--- start of MATERIAL ---

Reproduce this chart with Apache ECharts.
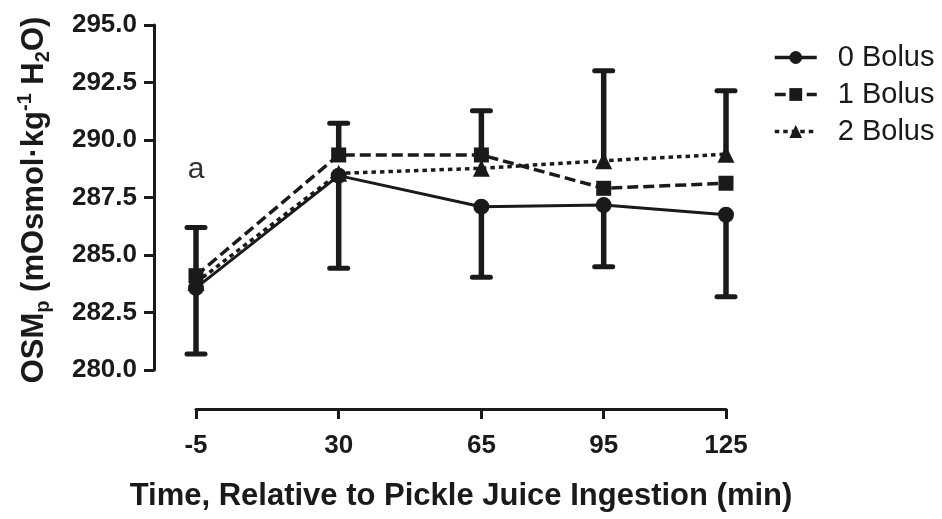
<!DOCTYPE html>
<html>
<head>
<meta charset="utf-8">
<script src="https://cdn.jsdelivr.net/npm/echarts@6/dist/echarts.min.js"></script>
<style>
html, body { margin: 0; padding: 0; background: #fff; }
#chart { width: 942px; height: 519px; }
</style>
</head>
<body>
<div id="chart"></div>
<script>
// time points (min, relative to pickle juice ingestion)
var times = [-5, 30, 65, 95, 125];

// mean plasma osmolality per group
var bolus0 = [283.57, 288.45, 287.1, 287.17, 286.75];
var bolus1 = [284.1, 289.35, 289.35, 287.9, 288.12];
var bolus2 = [283.8, 288.55, 288.77, 289.1, 289.38];

// error bar ends, only one side is drawn per group in the figure
var bolus0Low = [280.7, 284.42, 284.03, 284.49, 283.19];
var bolus1High = [286.2, 290.73, 291.27, null, null];
var bolus2High = [null, null, null, 293.01, 292.14];

var annotations = [{ time: -5, value: 288.7, text: 'a' }];

var ink = '#1a1a1a';
var font = '"Liberation Sans", Arial, sans-serif';

function pairs(values) {
    return times.map((t, i) => [t, values[i]]);
}

function bars(values, ends) {
    var out = [];
    times.forEach((t, i) => {
        if (ends[i] != null) out.push([t, values[i], ends[i]]);
    });
    return out;
}

var errorData = bars(bolus0, bolus0Low)
    .concat(bars(bolus1, bolus1High))
    .concat(bars(bolus2, bolus2High));

var chart = echarts.init(document.getElementById('chart'));

chart.setOption({
    animation: false,
    textStyle: { fontFamily: font },
    grid: { left: 196, right: 216, top: 25, bottom: 149, outerBoundsMode: 'none', containLabel: false },
    legend: {
        orient: 'vertical',
        left: 768,
        top: 38,
        itemWidth: 42,
        itemHeight: 16,
        itemGap: 8,
        lineStyle: { width: 3.5 },
        textStyle: { fontSize: 29, color: ink, fontFamily: font, padding: [0, 0, 0, 16] },
        data: ['0 Bolus', '1 Bolus', '2 Bolus']
    },
    xAxis: {
        type: 'value',
        min: times[0],
        max: times[times.length - 1],
        offset: 39,
        axisLine: { onZero: false, lineStyle: { color: ink, width: 3 } },
        axisTick: { show: true, length: 10, customValues: times, lineStyle: { color: ink, width: 3 } },
        axisLabel: {
            customValues: times,
            margin: 24,
            fontSize: 26,
            fontWeight: 'bold',
            color: ink,
            fontFamily: font
        },
        splitLine: { show: false },
        name: 'Time, Relative to Pickle Juice Ingestion (min)',
        nameLocation: 'middle',
        nameGap: 72,
        nameTextStyle: { fontSize: 31, fontWeight: 'bold', color: ink, fontFamily: font }
    },
    yAxis: {
        type: 'value',
        min: 280,
        max: 295,
        interval: 2.5,
        offset: 42,
        axisLine: { show: true, onZero: false, lineStyle: { color: ink, width: 3 } },
        axisTick: { show: true, length: 10, lineStyle: { color: ink, width: 3 } },
        axisLabel: {
            margin: 17,
            fontSize: 26,
            fontWeight: 'bold',
            color: ink,
            fontFamily: font,
            formatter: v => v.toFixed(1)
        },
        splitLine: { show: false }
    },
    graphic: [{
        type: 'text',
        x: 34,
        y: 200,
        rotation: Math.PI / 2,
        style: {
            text: '{b|OSM}{sub|p}{b| (mOsmol·kg}{sup|-1}{b| H}{sub|2}{b|O)}',
            align: 'center',
            verticalAlign: 'middle',
            fill: ink,
            rich: {
                b: { fontSize: 31, fontWeight: 'bold', fontFamily: font, lineHeight: 38, fill: ink },
                sub: { fontSize: 20, fontWeight: 'bold', fontFamily: font, lineHeight: 20, verticalAlign: 'bottom', fill: ink },
                sup: { fontSize: 20, fontWeight: 'bold', fontFamily: font, lineHeight: 20, verticalAlign: 'top', fill: ink }
            }
        }
    }],
    series: [
        {
            name: 'error',
            type: 'custom',
            encode: { x: 0, y: [1, 2] },
            data: errorData,
            z: 1,
            renderItem: function (params, api) {
                var x = api.value(0);
                var p0 = api.coord([x, api.value(1)]);
                var p1 = api.coord([x, api.value(2)]);
                return {
                    type: 'group',
                    children: [
                        { type: 'line', shape: { x1: p0[0], y1: p0[1], x2: p1[0], y2: p1[1] }, style: { stroke: ink, lineWidth: 5.5 } },
                        { type: 'line', shape: { x1: p1[0] - 9, y1: p1[1], x2: p1[0] + 9, y2: p1[1] }, style: { stroke: ink, lineWidth: 5, lineCap: 'round' } }
                    ]
                };
            }
        },
        {
            name: '0 Bolus',
            type: 'line',
            data: pairs(bolus0),
            symbol: 'circle',
            symbolSize: 16,
            itemStyle: { color: ink },
            lineStyle: { color: ink, width: 3 },
            markPoint: {
                symbol: 'circle',
                symbolSize: 0,
                data: annotations.map(a => ({
                    coord: [a.time, a.value],
                    label: { show: true, position: 'inside', formatter: a.text, fontSize: 30, color: '#333', fontFamily: font }
                }))
            }
        },
        {
            name: '1 Bolus',
            type: 'line',
            data: pairs(bolus1),
            symbol: 'rect',
            symbolSize: 15,
            itemStyle: { color: ink },
            lineStyle: { color: ink, width: 3.5, type: [11, 5] }
        },
        {
            name: '2 Bolus',
            type: 'line',
            data: pairs(bolus2),
            symbol: 'triangle',
            symbolSize: 17,
            itemStyle: { color: ink },
            lineStyle: { color: ink, width: 3.5, type: [4.5, 4] }
        }
    ]
});
</script>
</body>
</html>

--- end of MATERIAL ---

### EXERCISE INSTRUCTIONS
Starting at the top of the listing above, please restate word for word each line up to and including the one that holds "var bolus2 = [283.8, 288.55, 288.77, 289.1, 289.38];", omitting every image.

### THE OUTPUT
Reproduce this chart with Apache ECharts.
<!DOCTYPE html>
<html>
<head>
<meta charset="utf-8">
<script src="https://cdn.jsdelivr.net/npm/echarts@6/dist/echarts.min.js"></script>
<style>
html, body { margin: 0; padding: 0; background: #fff; }
#chart { width: 942px; height: 519px; }
</style>
</head>
<body>
<div id="chart"></div>
<script>
// time points (min, relative to pickle juice ingestion)
var times = [-5, 30, 65, 95, 125];

// mean plasma osmolality per group
var bolus0 = [283.57, 288.45, 287.1, 287.17, 286.75];
var bolus1 = [284.1, 289.35, 289.35, 287.9, 288.12];
var bolus2 = [283.8, 288.55, 288.77, 289.1, 289.38];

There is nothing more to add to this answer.